*Direction*: All of the listing below must be repeated word for word. Pictures are the only thing to omit.

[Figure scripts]
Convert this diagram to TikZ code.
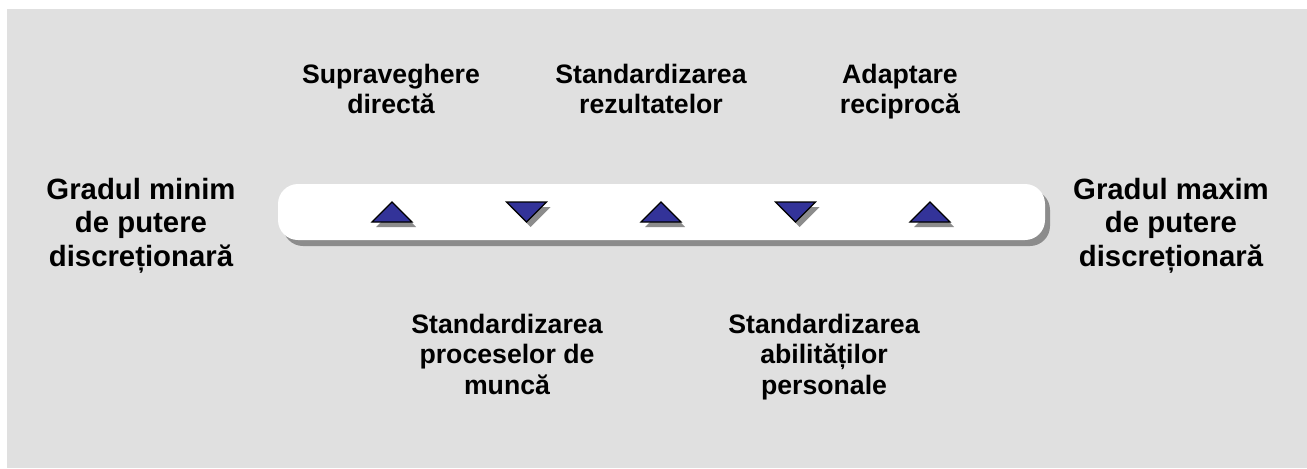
\documentclass[tikz,border=0pt]{standalone}
\usepackage{fontspec}
\setmainfont{Liberation Sans}
\usetikzlibrary{shadows}
\definecolor{panel}{HTML}{E0E0E0}
\definecolor{markerblue}{HTML}{333399}
\definecolor{shade}{HTML}{8C8C8C}

\begin{document}
\begin{tikzpicture}[
    x=0.75pt, y=-0.75pt,
    scalebar/.style={fill=white, rounded corners=15pt, minimum width=575.25pt,
                     minimum height=42pt, inner sep=0pt,
                     drop shadow={shadow xshift=3.75pt, shadow yshift=-4.5pt,
                                  fill=shade, opacity=1}},
    marker/.style={fill=markerblue, draw=black, line width=0.9pt,
                   drop shadow={shadow xshift=3pt, shadow yshift=-3.75pt,
                                fill=shade, opacity=1}},
    caption/.style={font=\bfseries\fontsize{20pt}{23pt}\selectfont,
                    align=center, inner sep=0pt, anchor=north},
    extreme/.style={font=\bfseries\fontsize{22pt}{25.3pt}\selectfont,
                    align=center, inner sep=0pt, anchor=north},
]
\useasboundingbox (0,0) rectangle (1307,468);
\fill[panel] (7,9) rectangle (1307,468);

% the scale with its five markers
\node[scalebar] (bar) at (661.5,212) {};
\coordinate (m1) at (392,212);
\coordinate (m2) at (526.5,212);
\coordinate (m3) at (661,212);
\coordinate (m4) at (795.5,212);
\coordinate (m5) at (930,212);

\filldraw[marker] (m1) ++(-20,10) -- ++(40,0) -- ++(-20,-20) -- cycle;
\filldraw[marker] (m2) ++(-20,-10) -- ++(40,0) -- ++(-20,20) -- cycle;
\filldraw[marker] (m3) ++(-20,10) -- ++(40,0) -- ++(-20,-20) -- cycle;
\filldraw[marker] (m4) ++(-20,-10) -- ++(40,0) -- ++(-20,20) -- cycle;
\filldraw[marker] (m5) ++(-20,10) -- ++(40,0) -- ++(-20,-20) -- cycle;

% both ends of the scale
\node[extreme] (minim) at (141,177.5) {Gradul minim\\de putere\\discreționară};
\node[extreme] (maxim) at (1171,177.5) {Gradul maxim\\de putere\\discreționară};

% coordination mechanisms
\node[caption] (superv) at (391,63.5) {Supraveghere\\directă};
\node[caption] (rezult) at (651,63.5) {Standardizarea\\rezultatelor};
\node[caption] (adapt) at (900,63.5) {Adaptare\\reciprocă};
\node[caption] (proces) at (507,313.5) {Standardizarea\\proceselor de\\muncă};
\node[caption] (abilit) at (824,313.5) {Standardizarea\\abilităților\\personale};
\end{tikzpicture}
\end{document}
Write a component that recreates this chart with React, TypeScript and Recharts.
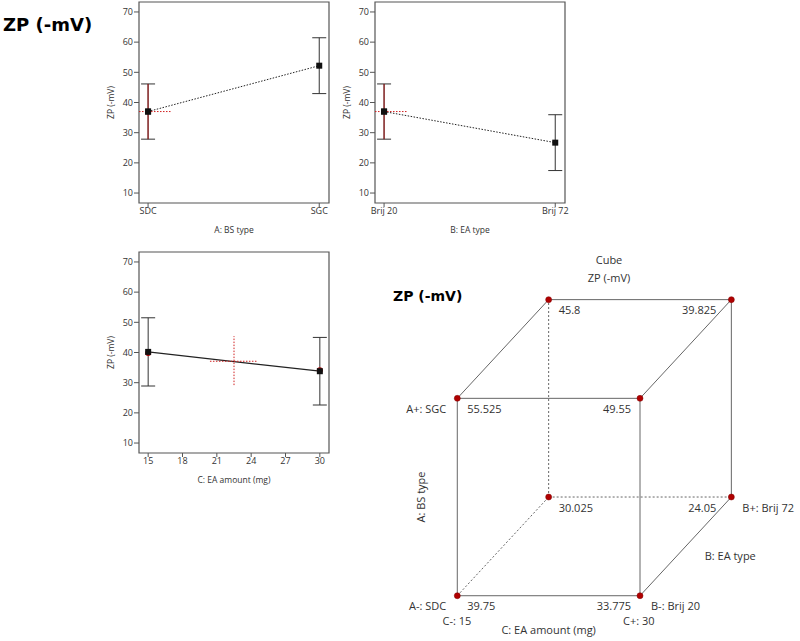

*Solved problem*:
Convert this diagram to TikZ code.
\documentclass[tikz,border=0pt]{standalone}
\usepackage{fontspec}
\setmainfont{Liberation Sans}
\usetikzlibrary{shadows}
\definecolor{panel}{HTML}{E0E0E0}
\definecolor{markerblue}{HTML}{333399}
\definecolor{shade}{HTML}{8C8C8C}

\begin{document}
\begin{tikzpicture}[
    x=0.75pt, y=-0.75pt,
    scalebar/.style={fill=white, rounded corners=15pt, minimum width=575.25pt,
                     minimum height=42pt, inner sep=0pt,
                     drop shadow={shadow xshift=3.75pt, shadow yshift=-4.5pt,
                                  fill=shade, opacity=1}},
    marker/.style={fill=markerblue, draw=black, line width=0.9pt,
                   drop shadow={shadow xshift=3pt, shadow yshift=-3.75pt,
                                fill=shade, opacity=1}},
    caption/.style={font=\bfseries\fontsize{20pt}{23pt}\selectfont,
                    align=center, inner sep=0pt, anchor=north},
    extreme/.style={font=\bfseries\fontsize{22pt}{25.3pt}\selectfont,
                    align=center, inner sep=0pt, anchor=north},
]
\useasboundingbox (0,0) rectangle (1307,468);
\fill[panel] (7,9) rectangle (1307,468);

% the scale with its five markers
\node[scalebar] (bar) at (661.5,212) {};
\coordinate (m1) at (392,212);
\coordinate (m2) at (526.5,212);
\coordinate (m3) at (661,212);
\coordinate (m4) at (795.5,212);
\coordinate (m5) at (930,212);

\filldraw[marker] (m1) ++(-20,10) -- ++(40,0) -- ++(-20,-20) -- cycle;
\filldraw[marker] (m2) ++(-20,-10) -- ++(40,0) -- ++(-20,20) -- cycle;
\filldraw[marker] (m3) ++(-20,10) -- ++(40,0) -- ++(-20,-20) -- cycle;
\filldraw[marker] (m4) ++(-20,-10) -- ++(40,0) -- ++(-20,20) -- cycle;
\filldraw[marker] (m5) ++(-20,10) -- ++(40,0) -- ++(-20,-20) -- cycle;

% both ends of the scale
\node[extreme] (minim) at (141,177.5) {Gradul minim\\de putere\\discreționară};
\node[extreme] (maxim) at (1171,177.5) {Gradul maxim\\de putere\\discreționară};

% coordination mechanisms
\node[caption] (superv) at (391,63.5) {Supraveghere\\directă};
\node[caption] (rezult) at (651,63.5) {Standardizarea\\rezultatelor};
\node[caption] (adapt) at (900,63.5) {Adaptare\\reciprocă};
\node[caption] (proces) at (507,313.5) {Standardizarea\\proceselor de\\muncă};
\node[caption] (abilit) at (824,313.5) {Standardizarea\\abilităților\\personale};
\end{tikzpicture}
\end{document}
Write a component that recreates this chart with React, TypeScript and Recharts.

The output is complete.